Community property is another form of ownership specific to married couples in certain states, where property acquired during the marriage is considered equally owned by both spouses. Each spouse has an undivided one-half interest. Implications for selling and division of proceeds differ from common law states, especially in divorce or death.
When co-owners decide to part ways with jointly held property, they have two main pathways: reaching a voluntary agreement or seeking a court-ordered partition action.
A voluntary agreement allows co-owners to mutually decide how to divide the property or its value without court intervention. This can involve one owner buying out the other’s share, where the exiting owner receives compensation for their interest. Buyouts require agreement on the property’s value and the terms of the transfer.
Co-owners might also enter into a formal partition agreement, a legal document outlining how the property will be divided or sold. This agreement can specify details such as the sale process, minimum sale price, and the distribution of proceeds among owners. A written agreement solidifies commitment, prevents disagreements, and saves time.
If co-owners cannot reach a mutual agreement, a partition action can be initiated through the court system. This legal process compels the division or sale of the property. There are two types of court-ordered partition: partition in kind and partition by sale.

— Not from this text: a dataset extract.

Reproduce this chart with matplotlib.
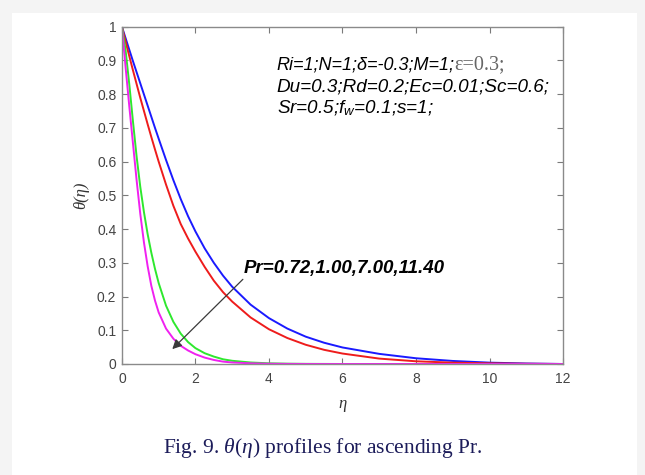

Partition in kind involves the physical division of the property into separate parcels, with each co-owner receiving a distinct portion corresponding to their ownership interest. Courts prefer this method when the property can be equitably divided without significantly reducing its overall value or making any part unusable. For example, a large tract of undeveloped land might be suitable for physical division.
For properties like single-family homes, however, partition by sale is more common. In this scenario, the court orders the entire property to be sold, and the proceeds are distributed among the co-owners according to their respective ownership shares or other equitable considerations. This method is mandated when physical division is impractical, would diminish the property’s value, or if mutual agreement cannot be reached. A court-ordered sale often yields a lower price than a voluntary sale on the open market, making voluntary agreements more financially advantageous.
Before selling jointly owned property, several preparatory steps ensure a smooth transaction and fair distribution of proceeds.
A professional property valuation provides an objective assessment of the property’s fair market value. Appraisals consider factors such as location, size, condition, and recent comparable sales, offering all parties a clear understanding of the property’s worth. This valuation helps set a realistic listing price and prevents disputes among co-owners regarding the sale price.
Existing financial obligations, such as liens and mortgages, must be addressed before or at sale. Mortgage liens must be satisfied before title transfer. Other liens, like tax or judgment liens, must also be resolved. The title company or real estate attorney obtains a payoff letter from lenders to clear these debts.
Selling property can trigger tax implications, particularly capital gains taxes, levied on the profit from the sale. Gain is calculated as the difference between sale price and adjusted tax basis. While there is a significant exclusion for gains on the sale of a primary residence, gains from investment properties are subject to different rates. Consult a tax professional to understand liabilities and minimization strategies.
Ensure all necessary legal documentation is in order. This includes having the deed, any existing co-ownership agreements, or court orders readily available. If a partition agreement exists, it must be recorded. Engaging professionals early, such as real estate agents, attorneys, and tax advisors, provides guidance through property division and sale, protecting co-owner interests.
The property sale process begins with listing and marketing. A real estate agent handles pricing, marketing, and showing the property. Offers are negotiated to secure the best sale price and terms. Once an offer is accepted, the transaction moves towards closing.
Closing the sale transfers legal ownership from sellers to buyer. This involves signing documents, including the deed, and exchanging funds. An escrow agent or title company facilitates this, ensuring contract conditions are met before asset transfer. This neutral third party holds funds and documents until obligations are fulfilled.
Proceeds are distributed at closing. Closing costs are deducted from the gross sale price. Costs include real estate commissions (often 5% to 6% of sale price, usually paid by seller). Other common closing costs include title insurance, transfer taxes, escrow fees, and legal fees, which can collectively range from 2% to 5% of the sale price.
Outstanding mortgages and other liens are also paid off. The remaining amount represents net proceeds. This net sum is distributed among co-owners according to their agreed shares or court order. The escrow agent ensures financial transactions comply with terms and disburses funds.